Michael Penn: Generally speaking, how are the economic conditions of being a freelance journalist out there?



Ibrahim Husseini: Working as a journalist is barely paying the bills. I suspect many other journalists have different sources of income to help them live, unless you’re a big CNN correspondent or Al Jazeera correspondent and you make 7, 8, 10,000 dollars a month. If you’re doing a few pieces of radio here and a few pieces of print here and a few pieces for AP here, you’re not making a lot of money.

Michael Penn: Okay, so you’re facing the prospect of serious injury and you’re getting paid very badly for doing so. Why do you continue being a freelance journalist covering this conflict?

Ibrahim Husseini: I love being in the field. I love to speak to people, to know what’s going on. I couldn’t do anything else. I have a degree in business and I have no idea why I obtained this degree. Realizing now, I graduated with more than 144 credit hours. The extra hours were in history and political science. But I was just a boy back then when I was in college. I am very interested in the conflict and history. But more, I just like to know the story. I don’t want to be in an office pushing papers. Sure it’s dangerous, but it’s exciting. I think it’s an important thing to tell the story—whether from an Israeli perspective or a Palestinian perspective.

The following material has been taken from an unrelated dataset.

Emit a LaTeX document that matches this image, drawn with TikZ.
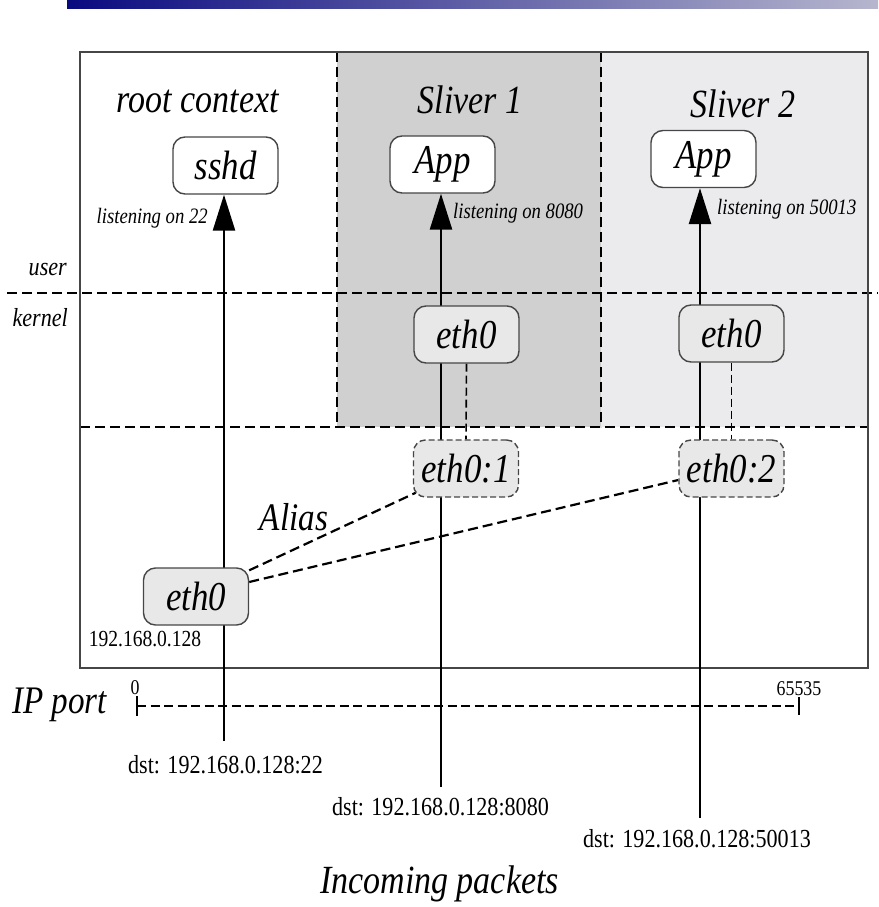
\documentclass[tikz,border=0pt]{standalone}
\usepackage{fontspec}
\setmainfont{Liberation Serif}[FakeStretch=0.85]
\usetikzlibrary{arrows.meta,calc}
\pgfdeclarelayer{bg}
\pgfdeclarelayer{wires}
\pgfsetlayers{bg,wires,main}
\definecolor{sliverA}{RGB}{208,208,208}
\definecolor{sliverB}{RGB}{235,235,238}
\definecolor{ifacefill}{RGB}{232,232,232}
\definecolor{frame}{RGB}{70,70,70}
\definecolor{barleft}{RGB}{10,10,128}
\definecolor{barright}{RGB}{182,182,206}
\newcommand{\fs}[1]{\fontsize{#1}{#1}\selectfont}
\begin{document}
\begin{tikzpicture}[x=1pt,y=-1pt,
  procbox/.style={draw=frame,line width=1.4pt,rounded corners=12pt,fill=white,
    minimum width=105pt,minimum height=57pt,inner sep=0pt,font=\fs{41}\itshape},
  ifacebox/.style={procbox,fill=ifacefill},
  aliasbox/.style={ifacebox,dash pattern=on 6pt off 3pt},
  title/.style={font=\fs{40}\itshape,anchor=base,inner sep=0pt},
  small/.style={font=\fs{22}\itshape,inner sep=0pt},
  addr/.style={font=\fs{26},anchor=base,inner sep=0pt},
  divider/.style={line width=2.2pt,dash pattern=on 10pt off 5pt},
  flow/.style={line width=2.6pt,-{Triangle[length=36pt,width=22pt]}},
  aliaslink/.style={line width=2.2pt,dash pattern=on 10pt off 5pt},
  pairlink/.style={line width=1.6pt,dash pattern=on 8pt off 4pt}]
\useasboundingbox (0,0) rectangle (878,907);

% title bar
\shade[left color=barleft,right color=barright] (67,0) rectangle (878,9);

% sliver areas and frame
\begin{pgfonlayer}{bg}
  \fill[sliverA] (337,52) rectangle (601,427);
  \fill[sliverB] (601,52) rectangle (868,427);
  \draw[divider] (337,52) -- (337,427);
  \draw[divider] (601,52) -- (601,427);
  \draw[divider] (80,427) -- (868,427);
  \draw[divider] (7,293) -- (878,293);
  \draw[frame,line width=1.6pt] (80,52) rectangle (868,668);
\end{pgfonlayer}

% context titles
\node[title] (troot) at (198,112) {root context};
\node[title] (tsl1) at (470,113) {Sliver 1};
\node[title] (tsl2) at (743,117) {Sliver 2};

% processes
\node[procbox] (sshd) at (225.5,165.5) {sshd};
\node[procbox] (app1) at (442.5,164.5) {App};
\node[procbox] (app2) at (703.5,159) {App};

% interfaces
\node[ifacebox] (eroot) at (196,596.5) {eth0};
\node[ifacebox] (e1) at (466.5,334.5) {eth0};
\node[ifacebox] (e2) at (731.5,333.5) {eth0};
\node[aliasbox] (a1) at (466,468.5) {eth0:1};
\node[aliasbox] (a2) at (731.5,468.5) {eth0:2};

% labels
\node[small,anchor=base east] (l22) at (208,223) {listening on 22};
\node[small,anchor=base west] (l8080) at (453,218) {listening on 8080};
\node[small,anchor=base west] (l50013) at (717,214) {listening on 50013};
\node[font=\fs{26}\itshape,anchor=base east,inner sep=0pt] (luser) at (67,275) {user};
\node[font=\fs{26}\itshape,anchor=base east,inner sep=0pt] (lkernel) at (68,326) {kernel};
\node[title,font=\fs{39}\itshape] (lalias) at (294,530) {Alias};
\node[font=\fs{23},anchor=base,inner sep=0pt] (lip) at (145,646) {192.168.0.128};

% port axis
\node[title,anchor=base west,font=\fs{39}\itshape] (lport) at (12,713) {IP port};
\coordinate (ax0) at (137,706);
\coordinate (ax1) at (799,706);
\node[font=\fs{21},anchor=base,inner sep=0pt] (n0) at (135,694) {0};
\node[font=\fs{21},anchor=base,inner sep=0pt] (nmax) at (799,695) {65535};
\draw[line width=1.8pt,dash pattern=on 9pt off 4.5pt] (ax0) -- (ax1);
\draw[line width=1.5pt] ($(ax0)+(0,-10)$) -- ($(ax0)+(0,10)$);
\draw[line width=1.5pt] ($(ax1)+(0,-9)$) -- ($(ax1)+(0,9)$);

% packet sources
\coordinate (p1) at (224,741);
\coordinate (p2) at (441,787);
\coordinate (p3) at (700,818);
\node[addr] (d1) at (225.5,773) {dst: 192.168.0.128:22};
\node[addr] (d2) at (440.5,815) {dst: 192.168.0.128:8080};
\node[addr] (d3) at (697,847) {dst: 192.168.0.128:50013};
\node[title] (tin) at (439.5,893) {Incoming packets};

% packet paths
\begin{pgfonlayer}{wires}
  \draw[flow] (p1) -- (p1 |- sshd.south);
  \draw[flow] (p2) -- (p2 |- app1.south);
  \draw[flow] (p3) -- (p3 |- app2.south);
  \draw[pairlink] (e1.south) -- (a1.north);
  \draw[pairlink] (e2.south) -- (a2.north);
  \draw[aliaslink] ($(eroot.north east)+(0,3)$) -- ($(a1.south west)+(3,-5)$);
  \draw[aliaslink] ($(eroot.east)+(0,-14.5)$) -- ($(a2.west)+(0,11.5)$);
\end{pgfonlayer}
\end{tikzpicture}
\end{document}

Michael Penn: News gathering seems to be becoming an increasingly dangerous profession for freelancers in particular. Budget cuts mean that people are often operating alone and without optimal equipment. This means that the news which we’re getting in our newspapers and online is often coming from people who are taking substantial physical risks on behalf of all of us in order to cover the global story.